Last weekend was the west coast book launch / poetry reading of my chapbook, All in the Family. My friend Caitlyn, who I met a few summers ago at the Chesapeake Writer’s Conference, attended and did the honor of introducing me. Here’s what she said:

What drew me to Courtney’s poetry when we first met at a writer’s conference on the banks of the river where I went to college was the same thing that drew me to her. She is sharp, incisive, and open. It makes sense that this small framed but unapologetically fierce woman deals with international arsenals and answers to [4-star Admirals] who usually end up coming to her for help. Like in life, Courtney can be austere and severe, but still remain profoundly accessible on the page. She deals in heavy things – family dysfunction, illness, anger and fear, but she does so concretely. It is through these anecdotal windows into her truths that we see our own. What a gift it is to be confronted with honesty – in digestible stanzas, what an invitation to a fuller, deeper kind of living.

 

Wow. With an intro like that I had to bring my A-game to the reading.

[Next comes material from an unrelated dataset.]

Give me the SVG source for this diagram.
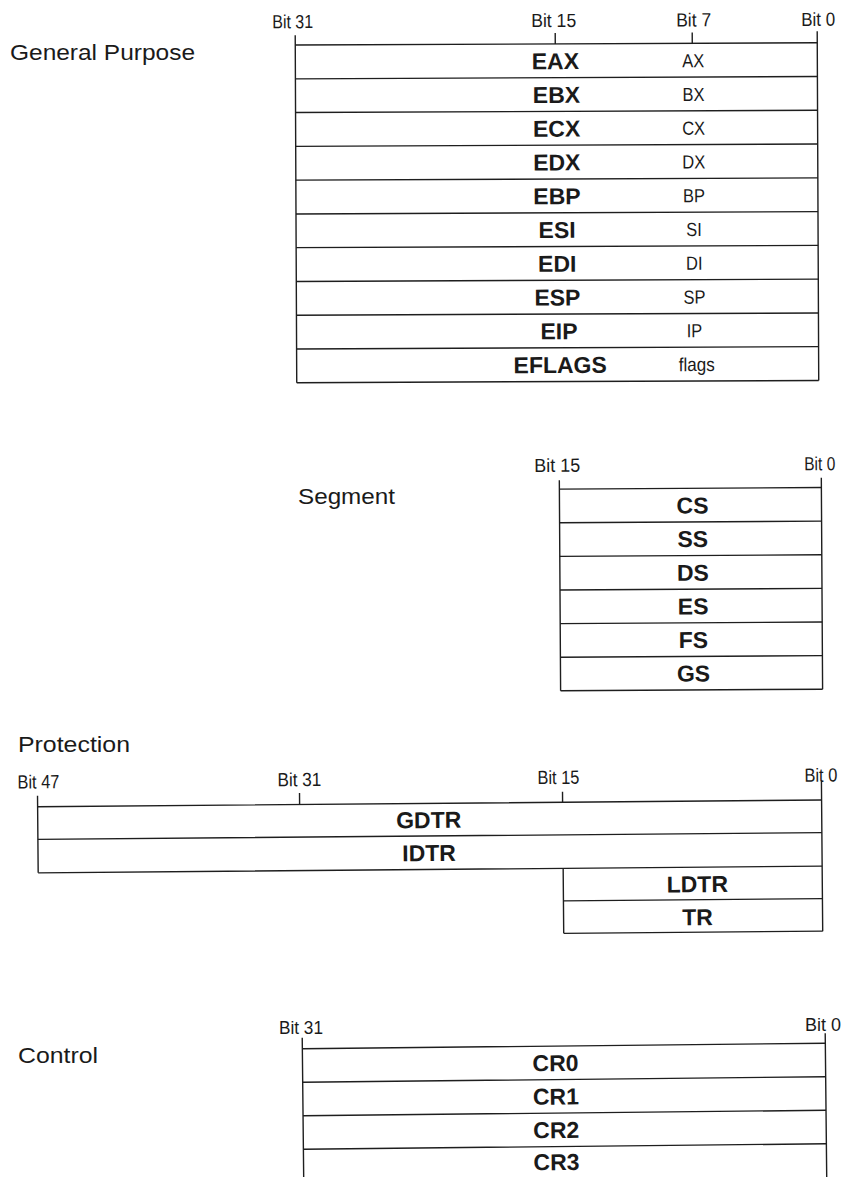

The next day Caitlyn and I headed to Muir Woods for a day of hiking. While on one of the trails we happened upon a monk, hiking with his friend.

A monk and a man on the trail

A monk and a man on the trail

 

It’s not every day you see a monk hiking in the woods. In fact, for all the hiking I do, I’ve never seen a monk hiking. It was a bit surreal and magical. Later we happened upon him lying on a fallen redwood, the only sounds the woods around us.

A monk on a fallen redwood

A monk on a fallen redwood

 

I haven’t written a poem about it yet but I’m certain there’s one brewing in my brain.